• Goal of the exercise:
Take every line from the listing below that includes "this" and copy it.

######

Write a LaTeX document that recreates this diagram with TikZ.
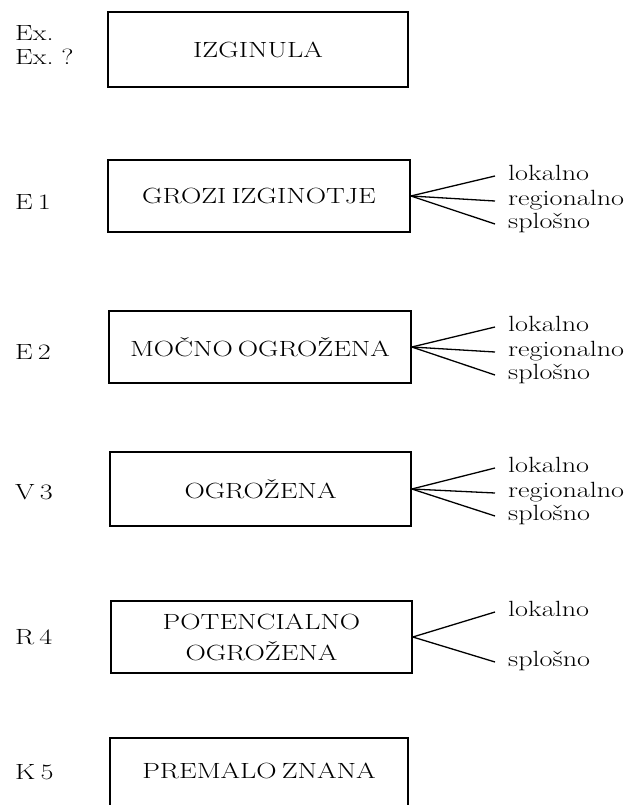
\documentclass[tikz,border=0pt]{standalone}
\usepackage{fontspec}
\setmainfont{Latin Modern Roman}[FakeStretch=1.28, WordSpace=0.6]
\begin{document}
\begin{tikzpicture}[x=1pt,y=-1pt,
  catbox/.style={draw, line width=1.6pt, inner sep=0pt, align=center,
    font=\fontsize{22}{31}\selectfont},
  codelab/.style={anchor=west, inner sep=0pt, text height=15pt, text depth=0pt,
    font=\fontsize{22}{28}\selectfont},
  scopelab/.style={anchor=west, inner xsep=13pt, inner ysep=0pt, text height=9.5pt, text depth=0pt,
    font=\fontsize{22}{24}\selectfont},
  fanline/.style={line width=1.3pt}]
\useasboundingbox (0,0) rectangle (635,805);
\clip (0,0) rectangle (635,805);

% boxes
\node[catbox, minimum width=300pt, minimum height=75pt] (b1) at (258,49.5) {IZGINULA};
\node[catbox, minimum width=302pt, minimum height=72pt] (b2) at (259,196) {GROZI IZGINOTJE};
\node[catbox, minimum width=302pt, minimum height=72pt] (b3) at (260,347) {MOČNO OGROŽENA};
\node[catbox, minimum width=301pt, minimum height=74pt] (b4) at (260.5,489) {OGROŽENA};
\node[catbox, minimum width=301pt, minimum height=72pt] (b5) at (261.5,637) {POTENCIALNO\\OGROŽENA};
\node[catbox, minimum width=298pt, minimum height=80pt] (b6) at (259,778) {};
\node[font=\fontsize{22}{24}\selectfont, inner sep=0pt] (t6) at (259,771) {PREMALO ZNANA};

% left codes
\node[codelab] (c1) at (15,33) {Ex.};
\node[codelab] (c1b) at (15,57) {Ex. ?};
\node[codelab] (c2) at (15,202) {E 1};
\node[codelab] (c3) at (15,352) {E 2};
\node[codelab] (c4) at (15,492) {V 3};
\node[codelab] (c5) at (15,637) {R 4};
\node[codelab] (c6) at (15,772) {K 5};

% right labels
\foreach \b/\y in {2/200, 3/351, 4/492}{
  \node[scopelab] (l\b a) at (495,\y-24) {lokalno};
  \node[scopelab] (l\b b) at (495,\y+1) {regionalno};
  \node[scopelab] (l\b c) at (495,\y+24) {splošno};
  \draw[fanline] (b\b.east) -- (l\b a.west);
  \draw[fanline] (b\b.east) -- (l\b b.west);
  \draw[fanline] (b\b.east) -- (l\b c.west);
}
\node[scopelab] (l5a) at (495,612) {lokalno};
\node[scopelab] (l5c) at (495,662) {splošno};
\draw[fanline] (b5.east) -- (l5a.west);
\draw[fanline] (b5.east) -- (l5c.west);
\end{tikzpicture}
\end{document}
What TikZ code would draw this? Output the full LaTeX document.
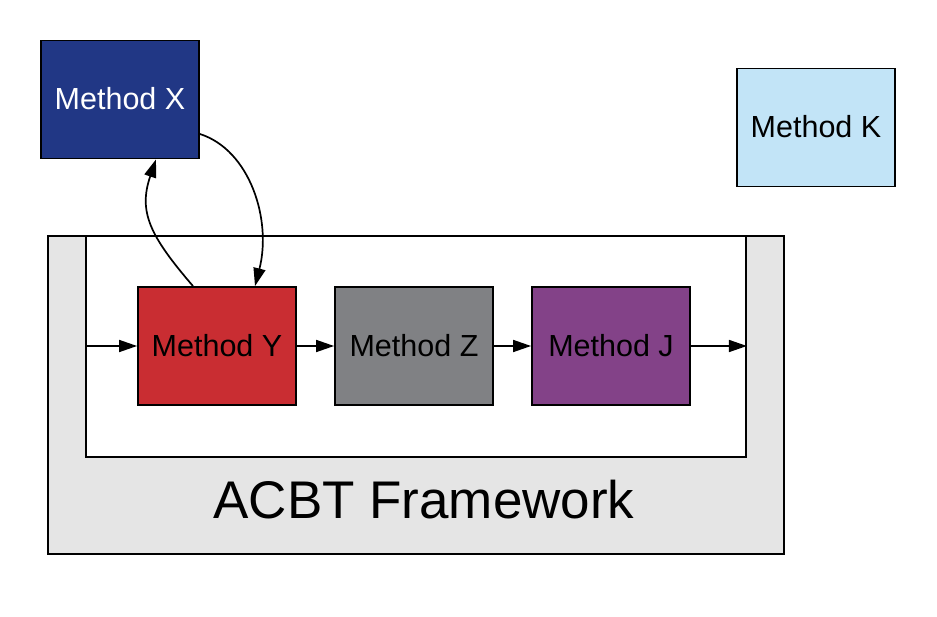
\documentclass[tikz,border=0pt]{standalone}
\usepackage{fontspec}
\setmainfont{Liberation Sans}
\usetikzlibrary{arrows.meta}
\definecolor{cX}{HTML}{213785}
\definecolor{cY}{HTML}{C92D32}
\definecolor{cZ}{HTML}{808184}
\definecolor{cJ}{HTML}{834288}
\definecolor{cK}{HTML}{C2E4F7}
\definecolor{cF}{HTML}{E5E5E5}
\tikzset{
  method/.style={draw=black, line width=1.8pt, minimum width=158pt, minimum height=118pt,
    inner sep=0pt, font=\fontsize{30.5}{33}\selectfont, text=black},
  conn/.style={line width=1.7pt, -{Triangle[length=18pt,width=12pt]}},
  frame/.style={draw=black, line width=1.8pt, inner sep=0pt},
}
\begin{document}
\begin{tikzpicture}[x=1pt,y=-1pt]
\useasboundingbox (0,0) rectangle (937,617);
\node[frame, fill=cF, minimum width=736pt, minimum height=318pt] (fw) at (416,395) {};
\node[frame, fill=white, minimum width=660pt, minimum height=221pt] (inner) at (416,346.5) {};
\node[font=\fontsize{53}{60}\selectfont] (fwlabel) at (424,500) {ACBT Framework};
\node[method, fill=cX, text=white] (X) at (120,99.5) {\raisebox{2pt}{Method X}};
\node[method, fill=cK] (K) at (816,127.5) {\raisebox{2pt}{Method K}};
\node[method, fill=cY] (Y) at (217,346) {\raisebox{2pt}{Method Y}};
\node[method, fill=cZ] (Z) at (414,346) {\raisebox{2pt}{Method Z}};
\node[method, fill=cJ] (J) at (611,346) {\raisebox{2pt}{Method J}};
\draw[conn] (Y.west -| inner.west) -- (Y.west);
\draw[conn] (Y) -- (Z);
\draw[conn] (Z) -- (J);
\draw[conn] (J.east) -- (J.east -| inner.east);
\draw[conn] ([yshift=-34.5pt]X.east) .. controls (250,150) and (272,220) .. ([xshift=38pt]Y.north);
\draw[conn] ([xshift=-24pt]Y.north) .. controls (150,236) and (138,212) .. ([xshift=36pt]X.south);
\end{tikzpicture}
\end{document}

######

• Task output:
Write a LaTeX document that recreates this diagram with TikZ.
What TikZ code would draw this? Output the full LaTeX document.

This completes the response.